McMahon also noted the fiscal picture: Washington has spent more than $3 trillion on the Department of Education since 1980, and by her cited figure just one-third of children can read proficiently. That line is difficult for defenders of the status quo to answer in plain terms. If decades and trillions have not fixed the problem, it strengthens the argument for rethinking how federal education functions are structured and delivered.
The concrete actions that sparked the dispute involve two new partnerships announced by the Education Department. One moves programs serving individuals with disabilities into a new alignment with the Department of Health and Human Services, aiming to connect supports with broader health and employment services. The other formalizes a closer enforcement relationship between the Education Department’s Office for Civil Rights and the Justice Department’s Civil Rights Division.
The civil rights collaboration builds on an existing joint-enforcement relationship that has stretched across administrations, and the disability partnership is pitched as a way to align services with better outcomes.
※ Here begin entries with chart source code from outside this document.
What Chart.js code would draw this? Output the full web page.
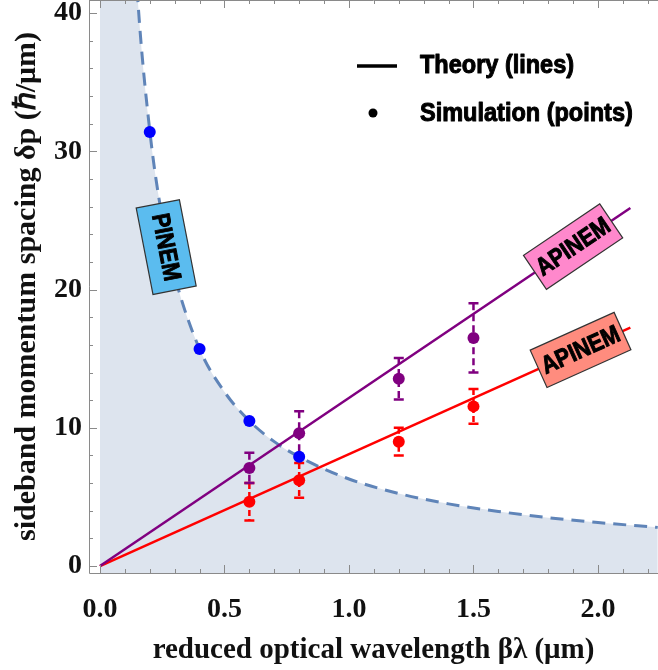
<!DOCTYPE html>
<html>
<head>
<meta charset="utf-8">
<script src="https://cdn.jsdelivr.net/npm/chart.js"></script>
<style>
  html, body { margin: 0; padding: 0; background: #fff; }
  #wrap { width: 658px; height: 670px; position: relative; }
</style>
</head>
<body>
<div id="wrap"><canvas id="chart"></canvas></div>
<script>
// PINEM boundary (dashed curve)
const curveX = [0, 0.14, 0.15, 0.2, 0.25, 0.3, 0.4, 0.5, 0.6, 0.7, 0.8, 1.0, 1.2, 1.4, 1.6, 1.8, 2.0, 2.24];
const curveY = [46, 45, 41.5, 31.5, 25.2, 21.0, 15.7, 12.6, 10.5, 9.0, 7.9, 6.3, 5.25, 4.5, 3.95, 3.5, 3.15, 2.8];

// theory lines (end points)
const lineX = [0, 2.13];
const purpleLineY = [0, 25.9];
const redLineY = [0, 17.25];

// simulation points
const pinemX = [0.2, 0.4, 0.6, 0.8];
const pinemY = [31.4, 15.7, 10.5, 7.9];

const simX = [0.6, 0.8, 1.2, 1.5];
const purpleY = [7.1, 9.6, 13.55, 16.5];
const purpleErr = [1.1, 1.6, 1.5, 2.5];
const redY = [4.65, 6.2, 9.0, 11.55];
const redErr = [1.35, 1.25, 1.0, 1.25];

const xTicks = [0, 0.5, 1.0, 1.5, 2.0];
const yTicks = [0, 10, 20, 30, 40];

const toPts = (xs, ys) => xs.map((x, i) => ({ x: x, y: ys[i] }));

const serif = "'Liberation Serif', 'Times New Roman', serif";
const sans = "'Liberation Sans', Arial, sans-serif";

// heavy condensed text (scaled horizontally, stroked for weight)
const narrowText = (ctx, text, x, y, size, sx, align) => {
    ctx.save();
    ctx.font = `bold ${size}px ${sans}`;
    ctx.textBaseline = 'middle';
    ctx.textAlign = align || 'left';
    ctx.translate(x, y);
    ctx.scale(sx, 1);
    ctx.strokeStyle = '#000';
    ctx.lineWidth = 1;
    ctx.lineJoin = 'round';
    ctx.fillText(text, 0, 0);
    ctx.strokeText(text, 0, 0);
    ctx.restore();
};

const tags = [
    { text: 'PINEM', x: 0.266, y: 23.07, angle: 79, w: 88, h: 44, color: '#5bbcef' },
    { text: 'APINEM', x: 1.9, line: purpleLineY, w: 92, h: 41, color: '#ff88cc' },
    { text: 'APINEM', x: 1.93, line: redLineY, w: 92, h: 41, color: '#ff8c7e' }
];

const overlay = {
    id: 'overlay',
    beforeDatasetDraw(chart, args) {
        const ds = chart.data.datasets[args.index];
        if (!ds.errors) return;
        const { ctx, scales: { x, y } } = chart;
        ctx.save();
        ctx.strokeStyle = ds.backgroundColor;
        ctx.lineWidth = 2.5;
        ds.data.forEach((p, i) => {
            const px = x.getPixelForValue(p.x);
            const top = y.getPixelForValue(p.y + ds.errors[i]);
            const bot = y.getPixelForValue(p.y - ds.errors[i]);
            ctx.setLineDash(ds.errDash);
            ctx.beginPath();
            ctx.moveTo(px, top);
            ctx.lineTo(px, bot);
            ctx.stroke();
            ctx.setLineDash([]);
            ctx.beginPath();
            ctx.moveTo(px - 5, top); ctx.lineTo(px + 5, top);
            ctx.moveTo(px - 5, bot); ctx.lineTo(px + 5, bot);
            ctx.stroke();
        });
        ctx.restore();
    },
    afterDatasetsDraw(chart) {
        const { ctx, chartArea: a, scales: { x, y } } = chart;
        ctx.save();

        // frame and inward ticks
        ctx.strokeStyle = '#8a8a8a';
        ctx.lineWidth = 1;
        ctx.beginPath();
        ctx.moveTo(a.left + 0.5, a.top); ctx.lineTo(a.left + 0.5, a.bottom + 0.5);
        ctx.lineTo(a.right, a.bottom + 0.5);
        ctx.moveTo(a.left, a.top + 0.5); ctx.lineTo(a.right, a.top + 0.5);
        for (let v = 0; v <= 22; v++) {
            const px = Math.round(x.getPixelForValue(v / 10)) + 0.5;
            const len = v % 5 === 0 ? 8 : 4;
            ctx.moveTo(px, a.bottom); ctx.lineTo(px, a.bottom - len);
            ctx.moveTo(px, a.top); ctx.lineTo(px, a.top + len);
        }
        for (let v = 0; v <= 40; v += 2) {
            const py = Math.round(y.getPixelForValue(v)) + 0.5;
            const len = v % 10 === 0 ? 8 : 4;
            ctx.moveTo(a.left, py); ctx.lineTo(a.left + len, py);
        }
        ctx.stroke();

        // rotated label boxes
        tags.forEach(t => {
            let cy, ang;
            if (t.line) {
                const yv = t.line[0] + (t.line[1] - t.line[0]) * (t.x - lineX[0]) / (lineX[1] - lineX[0]);
                cy = y.getPixelForValue(yv);
                const dx = x.getPixelForValue(lineX[1]) - x.getPixelForValue(lineX[0]);
                const dy = y.getPixelForValue(t.line[1]) - y.getPixelForValue(t.line[0]);
                ang = Math.atan2(dy, dx);
            } else {
                cy = y.getPixelForValue(t.y);
                ang = t.angle * Math.PI / 180;
            }
            const cx = x.getPixelForValue(t.x);
            ctx.save();
            ctx.translate(cx, cy);
            ctx.rotate(ang);
            ctx.fillStyle = t.color;
            ctx.strokeStyle = '#333';
            ctx.lineWidth = 1.2;
            ctx.fillRect(-t.w / 2, -t.h / 2, t.w, t.h);
            ctx.strokeRect(-t.w / 2, -t.h / 2, t.w, t.h);
            ctx.fillStyle = '#000';
            narrowText(ctx, t.text, 0, 1, 25, 0.86, 'center');
            ctx.restore();
        });

        // legend
        ctx.strokeStyle = '#000';
        ctx.lineWidth = 3.5;
        ctx.beginPath();
        ctx.moveTo(357, 66); ctx.lineTo(397, 66);
        ctx.stroke();
        ctx.fillStyle = '#000';
        ctx.beginPath();
        ctx.arc(373, 113, 4.5, 0, Math.PI * 2);
        ctx.fill();
        narrowText(ctx, 'Theory (lines)', 420, 66, 25, 0.94);
        narrowText(ctx, 'Simulation (points)', 420, 114, 25, 0.94);

        ctx.restore();
    }
};

new Chart(document.getElementById('chart'), {
    type: 'scatter',
    data: {
        datasets: [
            {
                data: toPts(pinemX, pinemY),
                backgroundColor: '#0000ff', borderColor: '#0000ff',
                pointRadius: 6, pointBorderWidth: 0, order: 1
            },
            {
                data: toPts(simX, purpleY), errors: purpleErr, errDash: [7, 4],
                backgroundColor: '#800080', borderColor: '#800080',
                pointRadius: 6, pointBorderWidth: 0, order: 2
            },
            {
                data: toPts(simX, redY), errors: redErr, errDash: [6, 3],
                backgroundColor: '#ff0000', borderColor: '#ff0000',
                pointRadius: 6, pointBorderWidth: 0, order: 3
            },
            {
                data: toPts(lineX, purpleLineY), showLine: true,
                borderColor: '#800080', borderWidth: 2.5, pointRadius: 0, order: 4
            },
            {
                data: toPts(lineX, redLineY), showLine: true,
                borderColor: '#ff0000', borderWidth: 2.5, pointRadius: 0, order: 5
            },
            {
                data: toPts(curveX, curveY), showLine: true,
                borderColor: '#5f84b8', borderWidth: 3, borderDash: [13, 8],
                cubicInterpolationMode: 'monotone',
                fill: 'start', backgroundColor: '#dde4ee',
                pointRadius: 0, order: 6
            }
        ]
    },
    options: {
        responsive: true,
        maintainAspectRatio: false,
        animation: false,
        layout: { padding: 0, autoPadding: false },
        plugins: { legend: { display: false }, tooltip: { enabled: false } },
        scales: {
            x: {
                type: 'linear', min: -0.044, max: 2.241,
                afterBuildTicks: s => { s.ticks = xTicks.map(v => ({ value: v })); },
                afterFit: s => { s.height = 97; s.paddingLeft = 0; s.paddingRight = 0; },
                grid: { display: false, drawTicks: false },
                border: { display: false },
                ticks: {
                    padding: 20, color: '#111', maxRotation: 0,
                    font: { family: serif, size: 28, weight: 'bold' },
                    callback: v => v.toFixed(1)
                },
                title: {
                    display: true, text: 'reduced optical wavelength βλ (μm)', color: '#111',
                    font: { family: serif, size: 29, weight: 'bold' },
                    padding: { top: 0, bottom: 2 }
                }
            },
            y: {
                type: 'linear', min: -0.5, max: 40.94,
                afterBuildTicks: s => { s.ticks = yTicks.map(v => ({ value: v })); },
                afterFit: s => { s.width = 89; s.paddingTop = 0; s.paddingBottom = 0; },
                grid: { display: false, drawTicks: false },
                border: { display: false },
                ticks: {
                    padding: 7, color: '#111',
                    font: { family: serif, size: 28, weight: 'bold' }
                },
                title: {
                    display: true, text: 'sideband momentum spacing δp (ℏ/μm)', color: '#111',
                    font: { family: serif, size: 30, weight: 'bold' },
                    padding: { top: 9, bottom: 0 }
                }
            }
        }
    },
    plugins: [overlay]
});
</script>
</body>
</html>
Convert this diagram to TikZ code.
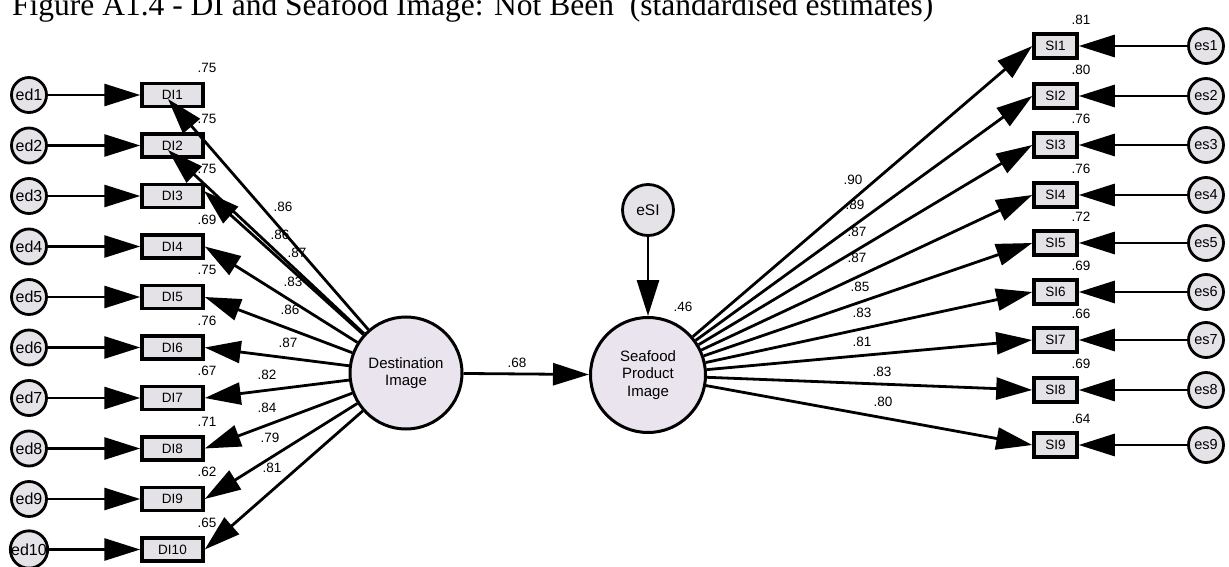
\documentclass[tikz,border=0pt]{standalone}
\usepackage{fontspec}
\setmainfont{Liberation Serif}
\newfontfamily\arialf{Liberation Sans}
\usetikzlibrary{arrows.meta}
\definecolor{latfill}{HTML}{E9E4EE}
\definecolor{errfill}{HTML}{E6E3E8}
\definecolor{obsfill}{HTML}{E4E2E6}
\begin{document}
\begin{tikzpicture}[x=1pt,y=-1pt,
  lat/.style={circle, draw, line width=3pt, fill=latfill, minimum size=112pt, inner sep=0pt, align=center, font=\arialf\fontsize{15}{17.5}\selectfont},
  err/.style={circle, draw, line width=2.8pt, fill=errfill, minimum size=35pt, inner sep=0pt, font=\arialf\fontsize{14.5}{16}\selectfont},
  obsbox/.style={rectangle, draw, line width=3.5pt, fill=obsfill, minimum width=61pt, minimum height=23pt, inner sep=0pt, font=\arialf\fontsize{13.5}{15}\selectfont},
  sibox/.style={obsbox, minimum width=43pt, minimum height=24pt},
  arr/.style={line width=2.8pt, -{Triangle[length=36pt,width=22pt]}},
  coef/.style={inner sep=0pt, font=\arialf\fontsize{13.5}{15}\selectfont}
]
\useasboundingbox (0,0) rectangle (1229,567);
\fill[white] (0,0) rectangle (1229,567);

\node[anchor=base west, inner sep=0pt, font=\fontsize{31.5}{34}\selectfont] (title) at (12,16) {Figure A1.4 - DI and Seafood Image: Not Been\ \ (standardised estimates)};

% latent variables
\node[lat] (dest) at (406,373) {Destination\\Image};
\node[lat, minimum size=115pt] (spi) at (648,375) {Seafood\\Product\\Image};
\node[err, minimum size=51pt, font=\arialf\fontsize{15.5}{17}\selectfont] (esi) at (648,210) {eSI};

% left indicators
\foreach \i/\y/\r in {1/95/.75,2/145.5/.75,3/196/.75,4/246.5/.69,5/297/.75,6/347.5/.76,7/398/.67,8/448.5/.71,9/499/.62,10/549.5/.65}{
  \node[err, font=\arialf\fontsize{16}{18}\selectfont] (ed\i) at (29,\y) {ed\i};
  \node[obsbox] (DI\i) at (172.5,\y) {DI\i};
  \node[coef] (rd\i) at (207,\y-27) {\r};
  \draw[arr] (ed\i) -- (DI\i);
}

% right indicators
\foreach \i/\y/\r in {1/46/.81,2/96/.80,3/145/.76,4/195/.76,5/243/.72,6/292/.69,7/340/.66,8/390/.69,9/445/.64}{
  \node[err] (es\i) at (1206,\y) {es\i};
  \node[sibox] (SI\i) at (1055.5,\y) {SI\i};
  \node[coef] (rs\i) at (1081,\y-26) {\r};
  \draw[arr] (es\i) -- (SI\i);
}

% loadings on Destination Image
\coordinate (t1) at (168,99);
\coordinate (t2) at (168,150);
\coordinate (t3) at (204,191);
\draw[arr] (dest) -- (t1);
\draw[arr] (dest) -- (t2);
\draw[arr] (dest) -- (t3);
\foreach \i in {4,...,10}{
  \draw[arr] (dest) -- (DI\i.east);
}
\foreach \i/\x/\y/\v in {1/283/207/.86,2/280/235/.86,3/297/253/.87,4/293/282/.83,5/290/310/.86,6/288/343/.87,7/267/375/.82,8/267/408/.84,9/270/438/.79,10/272/468/.81}{
  \node[coef] (ld\i) at (\x,\y) {\v};
}

% loadings on Seafood Product Image
\foreach \i in {1,...,9}{
  \draw[arr] (spi) -- (SI\i.west);
}
\foreach \i/\x/\y/\v in {1/853/180/.90,2/855/205/.89,3/857/232/.87,4/857/258/.87,5/860/287/.85,6/862/313/.83,7/862/342/.81,8/882/372/.83,9/883/402/.80}{
  \node[coef] (ls\i) at (\x,\y) {\v};
}

% structural path
\draw[arr] (dest) -- (spi);
\node[coef] (b68) at (517,363) {.68};
\draw[arr] (esi) -- (spi);
\node[coef] (r46) at (683,307) {.46};
\end{tikzpicture}
\end{document}
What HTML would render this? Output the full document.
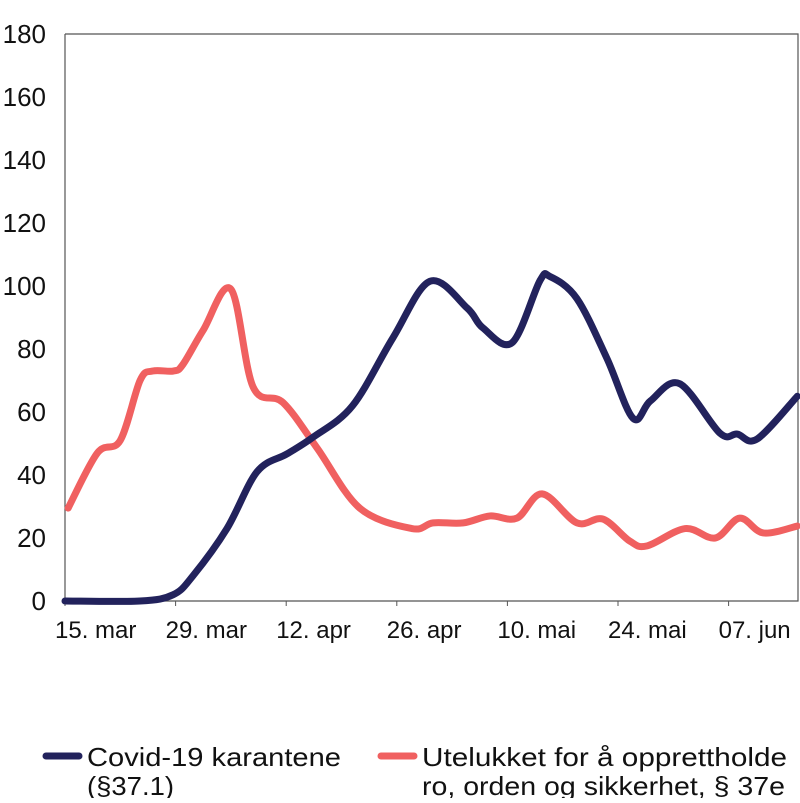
<!DOCTYPE html>
<html><head><meta charset="utf-8"><style>
body{margin:0;background:#fff;}
svg text{font-family:"Liberation Sans",sans-serif;fill:#111;}
</style></head><body>
<svg id="chart" width="800" height="798" xmlns="http://www.w3.org/2000/svg">
<g id="grid"></g><g id="series"></g>
<g>
<line x1="46" y1="756" x2="79" y2="756" stroke="#22225c" stroke-width="7" stroke-linecap="round"/>
<text x="87" y="766" font-size="26" textLength="254" lengthAdjust="spacingAndGlyphs">Covid-19 karantene</text>
<text x="87" y="799" font-size="26" textLength="87" lengthAdjust="spacingAndGlyphs" dy="-4">(§37.1)</text>
<line x1="381" y1="756" x2="414" y2="756" stroke="#f06060" stroke-width="7" stroke-linecap="round"/>
<text x="422" y="766" font-size="26" textLength="365" lengthAdjust="spacingAndGlyphs">Utelukket for å opprettholde</text>
<text x="422" y="795" font-size="26" textLength="363" lengthAdjust="spacingAndGlyphs">ro, orden og sikkerhet, § 37e</text>
</g>
</svg>
<script>
const yTicks=[0,20,40,60,80,100,120,140,160,180];
const xTickLabels=["15. mar","29. mar","12. apr","26. apr","10. mai","24. mai","07. jun"];
const xTickDays=[0,14,28,42,56,70,84];
const blueDays=[0,9.5,13.7,16.2,20.5,24.3,28.1,31.4,36.4,41.5,46.2,50.9,52.9,56.6,60.1,61.4,64.8,68.6,71.9,74.1,77.8,82.9,85.1,87.6,92.7];
const blueVals=[0,0,2,8,23,41,46.7,52,62,83.5,101.5,93,86.7,82,101.6,103,96,77,58,63.5,69,53.3,53,51.4,65];
const redDays=[0.4,4.1,7,9.5,11.1,13.7,14.9,17.5,21,23.8,27.6,31.9,37.3,43.9,46.6,50.4,53.8,57.2,60.4,64.8,68.1,71.5,73.7,78.5,82.3,85.4,88.4,92.7];
const redVals=[29.5,47,51,70,73,73,75,86,99,68,63,48.6,29.5,23,24.8,24.8,27,26.3,34,24.8,26,19,17.5,23,20,26.3,21.6,23.8];
const X=d=>65+d*7.9, Y=v=>601-v*3.15;
const NS="http://www.w3.org/2000/svg";
const g=document.getElementById('grid'), s=document.getElementById('series');
function el(t,a,p){const e=document.createElementNS(NS,t);for(const k in a)e.setAttribute(k,a[k]);p.appendChild(e);return e;}
let ax=el('path',{d:`M65,${Y(180)}V601H798V${Y(180)}H65`,fill:'none',stroke:'#555','stroke-width':1.2},g);


yTicks.forEach(v=>{const t=el('text',{x:46,y:Y(v)+9,'font-size':26,'text-anchor':'end'},g);t.textContent=v;

});
xTickDays.forEach((d,i)=>{const l=el('line',{x1:X(d),x2:X(d),y1:601,y2:606,stroke:'#555'},g);


const t=el('text',{x:X(d)-10,y:638,'font-size':24},g);t.textContent=xTickLabels[i];

});
function path(ds,vs){const p=ds.map((d,i)=>[X(d),Y(vs[i])]);let str=`M${p[0][0]},${p[0][1]}`;
for(let i=0;i<p.length-1;i++){const p0=p[i-1]||p[i],p1=p[i],p2=p[i+1],p3=p[i+2]||p2;
const c1=[p1[0]+(p2[0]-p0[0])/6,p1[1]+(p2[1]-p0[1])/6],c2=[p2[0]-(p3[0]-p1[0])/6,p2[1]-(p3[1]-p1[1])/6];
str+=`C${c1[0]},${c1[1]} ${c2[0]},${c2[1]} ${p2[0]},${p2[1]}`;}return str;}
const r=el('path',{d:path(redDays,redVals),fill:'none',stroke:'#f06060','stroke-width':7,'stroke-linecap':'round','stroke-linejoin':'round'},s);


const b=el('path',{d:path(blueDays,blueVals),fill:'none',stroke:'#22225c','stroke-width':7,'stroke-linecap':'round','stroke-linejoin':'round'},s);


</script>
</body></html>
Critics like Bonamici treat the changes as an attempt to hollow out an agency; supporters argue they are practical moves to cut overlap and let agencies already equipped for enforcement and disability services do the heavy lifting.
This episode fits a pattern where impeachment is used as political theater when one party lacks legislative leverage. Democrats have floated removal efforts before as a pressure tactic, and Republicans view this filing as more of the same. Using impeachment as a messaging tool risks cheapening a constitutional remedy reserved for high crimes and misdemeanors, and it signals to voters that the tool is being deployed for partisan communication rather than for addressing criminal or constitutional violations.
Key questions remain unanswered: the specific articles of impeachment and the legal theory Bonamici intends to press, whether other Democrats will join, and whether leadership will publicly embrace the move. There is also a genuine constitutional issue on the table about when and how the executive can reassign agency functions without congressional action. But an impeachment resolution without sponsors in a Republican House is not the forum most likely to settle that debate.
McMahon appears content to let the numbers frame the argument: $3 trillion spent, one-third reading proficiently, and decades of a department that has not delivered the promised results. For Republicans, that record justifies exploring ways to shrink overlap and shift functions to agencies better positioned to enforce civil rights and support individuals with disabilities. The confrontation may be loud, but it reflects a deeper disagreement about whether preserving an agency is worth preserving its record.